The other day I was doing my usually refrigerator inventory to see what needed to be used. We’ve been on a mission to make sure that we don’t waste any food and so far it’s being going really well. Food is entirely too expensive to waste and being conscious of what we have has prevented us from eating out or ordering take out (my postpartum waist line is thanking me for this). What I’ve been doing is taking stock of what we have and developing a meal from there…basically putting together all the odds and ends and making a meal of some sort. I had tons of ground beef, black beans and soft tortillas, but wasn’t feeling the ordinary taco dinner. I’ve had a hankering for enchiladas, but definitely didn’t want to leave the house with a willful, tired toddler and newborn so I decided to try my hand at my own enchilada sauce….

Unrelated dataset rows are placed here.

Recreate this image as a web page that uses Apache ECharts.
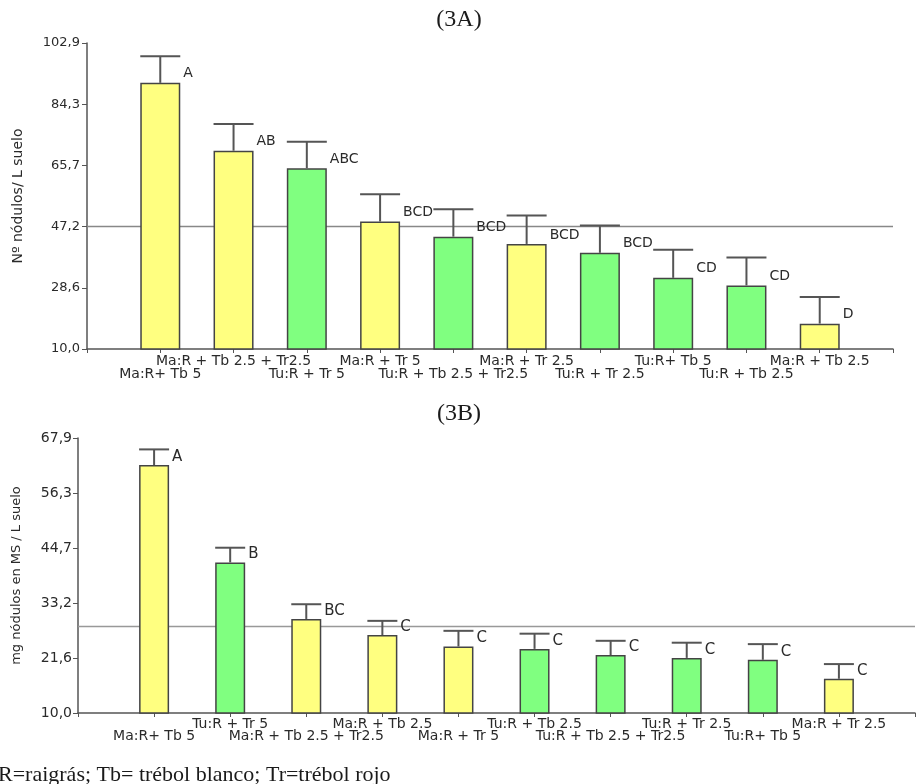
<!DOCTYPE html>
<html>
<head>
<meta charset="utf-8">
<script src="https://cdn.jsdelivr.net/npm/echarts@6/dist/echarts.min.js"></script>
<style>
html,body{margin:0;padding:0;background:#fff;}
#chart{width:918px;height:784px;}
</style>
</head>
<body>
<div id="chart"></div>
<script>
// ---- Data: chart 3A (Nº nódulos / L suelo) ----
var catsA = ["Ma:R+ Tb 5", "Ma:R + Tb 2.5 + Tr2.5", "Tu:R + Tr 5", "Ma:R + Tr 5", "Tu:R + Tb 2.5 + Tr2.5", "Ma:R + Tr 2.5", "Tu:R + Tr 2.5", "Tu:R+ Tb 5", "Tu:R + Tb 2.5", "Ma:R + Tb 2.5"];
var valsA = [90.8, 70.2, 64.9, 48.7, 44.1, 41.9, 39.2, 31.6, 29.3, 17.7];
var errTopA = [98.9, 78.3, 72.9, 57.0, 52.4, 50.5, 47.5, 40.1, 37.8, 25.8];
var lettersA = ["A", "AB", "ABC", "BCD", "BCD", "BCD", "BCD", "CD", "CD", "D"];
var ticksA = [10, 28.58, 47.16, 65.74, 84.32, 102.9];
var refA = 47.2;

// ---- Data: chart 3B (mg nódulos en MS / L suelo) ----
var catsB = ["Ma:R+ Tb 5", "Tu:R + Tr 5", "Ma:R + Tb 2.5 + Tr2.5", "Ma:R + Tb 2.5", "Ma:R + Tr 5", "Tu:R + Tb 2.5", "Tu:R + Tb 2.5 + Tr2.5", "Tu:R + Tr 2.5", "Tu:R+ Tb 5", "Ma:R + Tr 2.5"];
var valsB = [62.2, 41.7, 29.8, 26.4, 24.0, 23.5, 22.2, 21.6, 21.2, 17.2];
var errTopB = [65.5, 44.8, 32.9, 29.4, 27.3, 26.7, 25.2, 24.8, 24.5, 20.3];
var lettersB = ["A", "B", "BC", "C", "C", "C", "C", "C", "C", "C"];
var ticksB = [10, 21.58, 33.16, 44.74, 56.32, 67.9];
var refB = 28.2;

var YELLOW = '#FFFF80', GREEN = '#80FF80';
var FONT = 'DejaVu Sans';
var TXT = '#2a2a2a';

function padCats(c) { return [''].concat(c).concat(['']); }
function barData(cats, vals) {
  var d = ['-'];
  for (var i = 0; i < vals.length; i++) {
    d.push({ value: vals[i], itemStyle: { color: cats[i].indexOf('Ma') === 0 ? YELLOW : GREEN } });
  }
  d.push('-');
  return d;
}
function errData(vals, tops, letters) {
  var d = [];
  for (var i = 0; i < vals.length; i++) d.push([i + 1, vals[i], tops[i], letters[i]]);
  return d;
}
function refData(v, n) { var d = []; for (var i = 0; i < n + 2; i++) d.push(v); return d; }
function fmt(v) { return v.toFixed(1).replace('.', ','); }

function errRender(bw, fs, dy) {
  return function (params, api) {
    var x = api.value(0);
    var p0 = api.coord([x, api.value(1)]);
    var p1 = api.coord([x, api.value(2)]);
    var st = { stroke: '#555', lineWidth: 2 };
    return {
      type: 'group',
      children: [
        { type: 'line', shape: { x1: p0[0], y1: p0[1], x2: p1[0], y2: p1[1] }, style: st },
        { type: 'line', shape: { x1: p0[0] - bw / 2, y1: p1[1], x2: p0[0] + bw / 2, y2: p1[1] }, style: st },
        { type: 'text', style: { text: api.value(3), x: p0[0] + bw / 2 + 3, y: p0[1] - dy,
            align: 'left', verticalAlign: 'middle', fontFamily: FONT, fontSize: fs, fill: TXT } }
      ]
    };
  };
}

function xAxisCfg(idx, cats, fs, lh, margin) {
  return {
    type: 'category', gridIndex: idx, data: padCats(cats), boundaryGap: false,
    axisLine: { lineStyle: { color: '#555', width: 1.5 } },
    axisTick: { show: true, interval: 0, length: 4, lineStyle: { color: '#555' } },
    axisLabel: {
      interval: 0, fontFamily: FONT, fontSize: fs, lineHeight: lh, color: TXT, margin: margin,
      formatter: function (v, i) { if (!v) return ''; return (i % 2 === 1) ? '\n' + v : v; }
    },
    splitLine: { show: false }
  };
}
function yAxisCfg(idx, max, ticks, name, nfs, gap, fs, margin) {
  return {
    type: 'value', gridIndex: idx, min: 10, max: max,
    name: name, nameLocation: 'middle', nameGap: gap,
    nameTextStyle: { fontFamily: FONT, fontSize: nfs, color: TXT },
    axisLine: { show: true, lineStyle: { color: '#555', width: 1.5 } },
    axisTick: { show: true, length: 5, customValues: ticks, lineStyle: { color: '#555' } },
    axisLabel: { customValues: ticks, formatter: fmt, fontFamily: FONT, fontSize: fs, color: TXT, margin: margin },
    splitLine: { show: false }
  };
}

var chart = echarts.init(document.getElementById('chart'), null, { renderer: 'canvas' });
chart.setOption({
  animation: false,
  backgroundColor: '#fff',
  title: [
    { text: '(3A)', left: 'center', top: 3, textStyle: { fontFamily: 'Liberation Serif', fontSize: 24, fontWeight: 'normal', color: '#1a1a1a' } },
    { text: '(3B)', left: 'center', top: 397, textStyle: { fontFamily: 'Liberation Serif', fontSize: 24, fontWeight: 'normal', color: '#1a1a1a' } }
  ],
  grid: [
    { left: 87, top: 43, width: 806, height: 306 },
    { left: 78, top: 438, width: 848, height: 275 }
  ],
  xAxis: [
    xAxisCfg(0, catsA, 14, 13, 6),
    xAxisCfg(1, catsB, 14, 12, 5)
  ],
  yAxis: [
    yAxisCfg(0, 102.9, ticksA, 'Nº nódulos/ L suelo', 14, 62, 13, 7),
    yAxisCfg(1, 67.9, ticksB, 'mg nódulos en MS / L suelo', 13, 55, 14, 6)
  ],
  series: [
    { type: 'line', xAxisIndex: 0, yAxisIndex: 0, data: refData(refA, catsA.length), symbol: 'none', z: 1,
      lineStyle: { color: '#888', width: 1.5 }, silent: true },
    { type: 'bar', xAxisIndex: 0, yAxisIndex: 0, data: barData(catsA, valsA), barWidth: 40, z: 3,
      itemStyle: { borderColor: '#444', borderWidth: 1.5 } },
    { type: 'custom', xAxisIndex: 0, yAxisIndex: 0, data: errData(valsA, errTopA, lettersA), z: 4,
      renderItem: errRender(40, 14, 9) },
    { type: 'line', xAxisIndex: 1, yAxisIndex: 1, data: refData(refB, catsB.length), symbol: 'none', z: 1,
      lineStyle: { color: '#999', width: 1.5 }, silent: true },
    { type: 'bar', xAxisIndex: 1, yAxisIndex: 1, data: barData(catsB, valsB), barWidth: 30, z: 3,
      itemStyle: { borderColor: '#444', borderWidth: 1.5 } },
    { type: 'custom', xAxisIndex: 1, yAxisIndex: 1, data: errData(valsB, errTopB, lettersB), z: 4,
      renderItem: errRender(30, 15, 8) }
  ],
  graphic: [
    { type: 'text', left: -2, top: 764, style: { text: 'R=raigrás; Tb= trébol blanco; Tr=trébol rojo',
        fontFamily: 'Liberation Serif', fontSize: 22, fill: '#1a1a1a' } }
  ]
});
</script>
</body>
</html>
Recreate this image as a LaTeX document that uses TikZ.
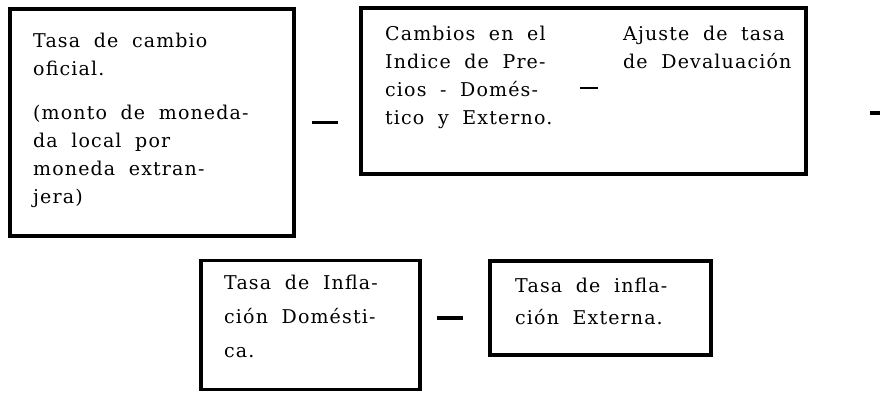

I’m never buying it pre-made again. Not only is it good, it’s healthier, has simple ingredients (nothing questionable) and super easy to make.
2 Tbsp. vegetable oil
2 Tbsp. flour
3 Tbsp. chili powder
1/2 tsp. cumin powder
1/2 tsp. garlic powder
1/2 tsp. italian seasoning
1/4 tsp. pepper
Dash of cayenne powder (or more, depending on how much heat you like)
Salt, to taste
2 cups chicken broth
Heat oil in pan over medium heat. Add flour and whisk constantly for 1-2 minutes until lightly browned. Add spices and mix well. Slowly mix in chicken stock and reduce temperature to low. Stir occasionally and allow to simmer for 15 minutes (mixture will reduce and thicken over time).
I filled whole wheat tortillas with a seasoned beef and black bean mixture, rolled them up, placed in an oiled pan, and smothered them with enchilada sauce and cheese. 40 minutes in the oven and dinner is served. Simple, easy and filling meal.